The installation process requires:
- Core insertion: Mesh placed 20–30 mm from the back (structural) surface and 15–20 mm from the face, centered in the foam thickness.
- Adhesion: Mesh bonded using polyurethane or epoxy adhesive rated for EPS (not solvent-based, which dissolves foam).
- Coverage: Mesh overlaps 50 mm at seams; reinforcement density typically 90–160 g/m² (standard exterior-grade, not lightweight interior mesh).
Cost impact: Adding mesh reinforcement adds €8–15 per linear meter and requires 1–2 additional labor hours per 10 meters of band installation. Skipping it saves approximately $150–300 on a typical residential project—but that false economy triggers exponential costs later.
The 5-Year Failure Timeline: What Contractors Don’t Explain
| Timeframe | Observed Condition (Unreinforced EPS Band) | Reinforced Band Condition |
|---|---|---|
| Months 0–12 | No visible damage; UV and moisture begin surface degradation | No visible damage; mesh begins load distribution |
| Months 12–24 | Micro-cracking begins at anchor points; micro-cracks < 0.5 mm | Minimal cracking; mesh absorbs micro-stress |
| Months 24–36 | Visible cracks (1–3 mm); deflection 3–5 mm; finish paint may spall | Surface may show fine cracking only; no structural sag |
| Months 36–48 | Cracks widen to 4–8 mm; sagging visible to eye; water infiltration | Cracks stabilize or heal via sealant; no sag |
| Months 48–60+ | Cracks > 8 mm; sag 10–15 mm; facade band requires replacement | Band remains serviceable; sealant touch-ups only |
The timeline varies by climate (freeze-thaw cycles accelerate failure 30–50%) and exposure (south-facing, high-wind zones fail faster). In cold climates, the difference between reinforced and unreinforced bands becomes apparent by month 24–30 rather than month 48.
Installation Errors That Guarantee Failure
Beyond omitting structural chaining, field experience shows three critical installation mistakes that accelerate EPS facade band failure. First, anchoring without thermal breaks: fastening the band directly to structural masonry or concrete conducts heat and cold through the foam, creating expansion-contraction cycles that stress the foam fibers and crack finishes. Thermal-break anchors (nylon or composite clips rated ≥ R-0.5) cost €2–4 per anchor but reduce failure risk by 60–70%.
Second, inadequate drainage: EPS window sills and facade bands without slope calculation become water traps. Moisture trapped inside the foam degrades the EPS matrix and corrodes embedded mesh, causing accelerated failure. A 2–3% slope (1 cm drop per meter) and a weep-hole at the low end prevent pooling and extend service life by 5–10 years.

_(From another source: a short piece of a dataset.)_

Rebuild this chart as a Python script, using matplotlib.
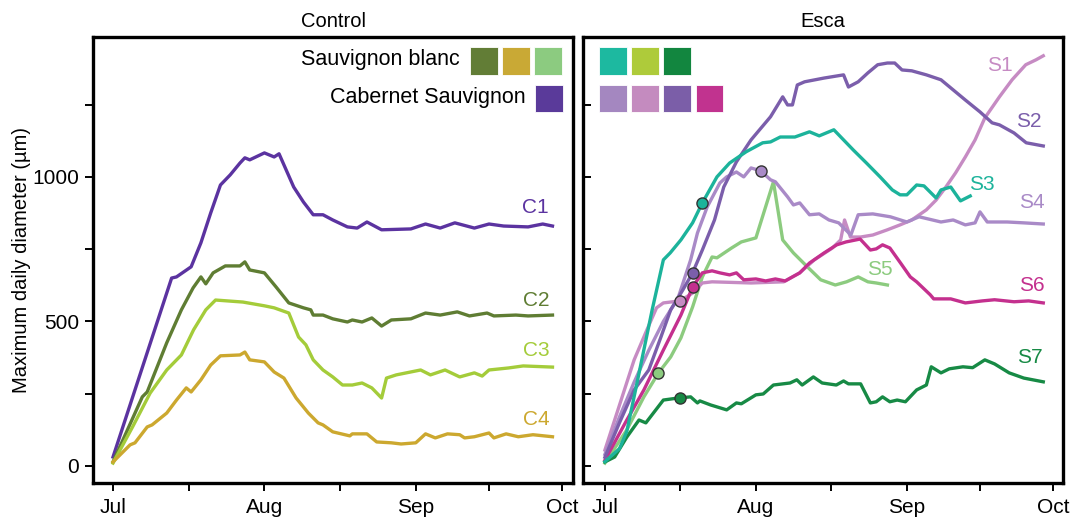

Third, missing vapor barriers on the back face: when foam is installed directly on damp masonry, moisture migrates into the EPS core, softening it and reducing compressive strength. A vapor-permeable membrane on the back (not a plastic sheet, which traps moisture) protects the foam while allowing drying. Real cost: €3–8 per m². Skipping it costs 3–4 times more in remediation.
Material Specifications and Real-World Costs
EPS polystyrene facade bands suitable for structural performance should meet EN 13163 (thermal insulation products) or ASTM C578, with density ≥ 20 kg/m³ and compressive strength ≥ 60 kPa. Brands like Austrotherm, Kingspan, and Recticel offer reinforced EPS bands at €40–80 per m² installed (material + labor). Unreinforced bands cost €25–45 per m², tempting contractors and budget-conscious homeowners—but that 40–50% savings evaporates when replacement costs €150–250 per m² in year 4 or 5.
Material costs for reinforcement mesh (alkali-resistant, 100–160 g/m²) run €3–8 per m² of band surface. Labor to embed mesh properly (two-step installation or factory integration) adds €8–15 per linear meter. For a 20-meter facade band, total reinforcement cost is €400–600. By comparison, replacement of a failed band (removal, new foam, reinstallation, finishing, repainting) costs €3,000–8,000 for the same span.
How to Specify and Verify Structural Chaining Before Purchase
Insist on written confirmation from the manufacturer or supplier that EPS facade bands include reinforcement mesh embedded during production. Request a material data sheet (TDS) showing mesh type, location, and adhesive system. Verify the product has been tested to EN 13162 or equivalent, with published deflection-under-load data at 24 months and 60 months.
On-site verification is simple: cut or drill a small test hole in a scrap sample (or request a cross-section photo from the supplier) to visually confirm mesh placement. Reinforcement should be visible 20–30 mm below the surface. If none is present, reject the material or negotiate a price reduction and plan for early replacement budgeting.
Installation specifications should mandate thermal-break fasteners every 40–50 cm, a 2–3% drainage slope, back-face vapor barrier, and mesh lap-seaming at band joints. These details add 3–5 hours of labor per 10 meters but eliminate 90%+ of deflection and cracking failures. Contractors who resist this specification are likely to cut corners elsewhere—a red flag for other quality issues.
Conclusion: Upfront Reinforcement vs. Expensive Remediation
EPS facade bands without structural chaining are a ticking timer—failure is not a matter of if, but when. The physics of foam deflection under sustained load, combined with UV and moisture degradation, guarantee visible cracking by month 48–60 in most climates. Reinforcement mesh costs 2–3% more at installation but prevents 95% of premature failures and extends service life from 5 years to 15–20 years.
For homeowners and contractors: specify reinforced EPS bands from manufacturers with proven ETICS credentials, verify mesh installation during construction, and insist on thermal-break anchoring and drainage design. The cost difference is minimal; the risk difference is enormous. Buildings with reinforced facade bands rarely require costly remediation; those without become expensive cautionary tales by year five.